Grace, Mac's Back-Books
Introducing an extraordinary and original writer whose first novel explores the intersections of grief and rage, personal strength and healing—and what we owe one another.
Fern seeks refuge from her mother’s pill-popping and boyfriends via Soul Train; Gwen finds salvation in the music of Prince much to her congregation’s dismay and Jessenia, miles ahead of her classmates at her gifted and talented high school, is a brainy and precocious enigma. None of this matter to Boss Man, the monster who abducts them and holds them captive in a dilapidated house in Queens.

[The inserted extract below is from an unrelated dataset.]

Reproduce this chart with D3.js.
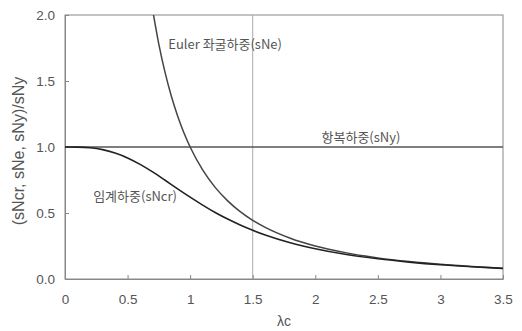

On the night they are finally rescued, throngs line the block gawking and claiming ignorance. Among them is lifetime resident Miss Metropolitan, advice columnist for the local weekly, but how could anyone who fancies herself a “newspaperwoman” have missed a horror story unfolding right across the street? And why is it that only two of the three girls—now women—were found? The mystery haunts the two remaining “victim girls” who are subjected to the further trauma of becoming symbols as they continuously adapt to their present and their unrelenting past.
Like Emma Donoghue’s Room, Carolyn Ferrell’s Dear Miss Metropolitan gives voice to characters surviving unimaginable tragedy. Inspired by real events, the story is inventively revealed before, during, and after the ordeal in this singular and urgent novel.